You cannot talk about the Yangtze River without talking about the dam. It is the absolute symbol of modern megacity ambition. The ship approaches it after passing through the dramatic Wu Gorge. One minute you are surrounded by sheer limestone cliffs and hanging coffins from the Ba people (true ancient ruins). The next, the river widens into a lake and there it is: a five-stage ship lift and a concrete wall that holds back a sea.

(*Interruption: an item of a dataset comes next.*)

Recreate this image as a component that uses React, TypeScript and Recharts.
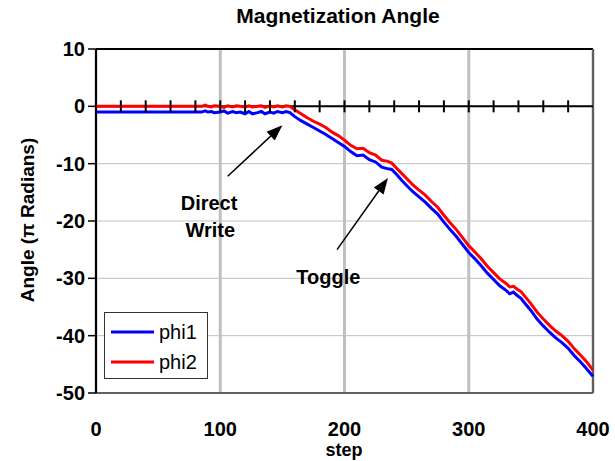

Standing on the observation deck, you watch a cruise ship get lifted up and over the dam like a toy in a bathtub. It is staggering. But the real story is down below, in the cities that were relocated. I got off the ship in Maoping, the new town built for the dam workers. It is a typical Chinese "new city" – identical apartment blocks, KFC, and a wide boulevard nobody walks on. That contrast is the most jarring. The ancient ruins of the White Emperor City are 20 kilometers away, preserved as a cultural park. The new city is a concrete grid. The soul of the old river towns is gone. A good Yangtze cruise will acknowledge this loss, not just cheer for the power plant.

Chongqing: The Megacity That Eats the Mountains

The trip usually starts or ends in Chongqing. This is not a city you "visit." This is a city that consumes you. It is the modern megacity in the title, built on layers of hills. You cannot walk straight. You take escalators that go up through apartment blocks to reach the next street level. The light rail train drives through the middle of a 19-story building.

Benito'sAsia Travel TipForget the official observation deck at the Raffles City skyscraper. The ticket is overpriced, and the glass floor is just a gimmick. Instead, take the Yangtze River Cable Car from the south bank (Nan'an district) to the north bank at sunset. It costs less than a dollar. You will be crammed in with locals carrying groceries and school bags, dangling 200 meters above the brown river. Below you, the old shikumen and courtyard homes of the 1920s are being bulldozed for glass towers. You will see a three-hundred-year-old temple on one side of the river, and a futuristic nightclub glowing on the other. That is the contrast. You are not just watching it; you are swinging over it on a wire.

Eating the Gradient: From Stinky Tofu to Private Dining

The food on the boat is a problem. The international buffets on ships like the Century Glory are designed to offend nobody. They serve soggy pasta and sweet-and-sour chicken that tastes like a chemistry experiment. But the shore stops save you. You need to get off the ship at every meal opportunity.

In Chongqing, the food culture is intense. The city is famous for hotpot (火锅). But not the mild version they serve at tourist restaurants. I found a place in the old Shapingba district that only uses beef tripe and fresh duck blood. The broth is pure chili oil and Sichuan peppercorns. It numbs your lips and makes your nose run. The contrast on the table was perfect: a grimy plastic table, a screaming gas burner, and a bowl of soup that has been perfected for two hundred years. That is the real food. Pass on the "traditional welcome dinner" on the ship. Instead, walk to a local joint near the dock. Point at what the construction workers are eating.

Navigating the Cultural Differences on Board

The river attracts a mixed audience. You will have Chinese families celebrating a holiday, European retirees with cameras, and American students. The cultural friction is interesting. A traveler from the West might want quiet solitude on the observation deck. A Chinese tour group will treat the deck like a party with loud karaoke. That is not a problem to fix. That is the experience. You are there to learn how the locals use the river.

The tour guides on the boat, usually young Mandarin speakers with decent English, will tell you the official story. They will say the dam is a miracle and the resettlement was voluntary. You have to listen to the passengers, the porters on the dock, the woman selling oranges at the Shennong Stream. The story is different. She will tell you her village moved three times because the water kept rising. That is the authentic cultural immersion. The brochure will never print that.

Why the Shennong Stream is the Best Shore Stop

Of all the excursions, the Shennong Stream tributary is the one that captures the contrast most perfectly. You get into a small wooden sampan boat, rowed by a local Tujia minority man using a single oar. The gorge walls are so narrow you can touch both sides. The water is emerald green, untouched by the silt of the main Yangtze. There are hanging coffins from a forgotten era tucked into cracks in the cliff. You float in silence for twenty minutes.

Then you turn a corner and see a massive concrete bridge of the new expressway, four lanes of trucks roaring over the canyon. The oarsman does not look up. He just keeps rowing. That thirty seconds, floating from 2000 BC into 2024, is the entire point of the trip. The cruise ship is just the vehicle. The contrast is the destination.

A Yangtze River cruise is not relaxing. It is not a floating resort. It is a moving observation deck for the most dramatic cultural and environmental shift happening in the world today. Go for the ancient ruins on the clifftops. Stay for the megacity chaos in Chongqing. And always, always, get off the ship.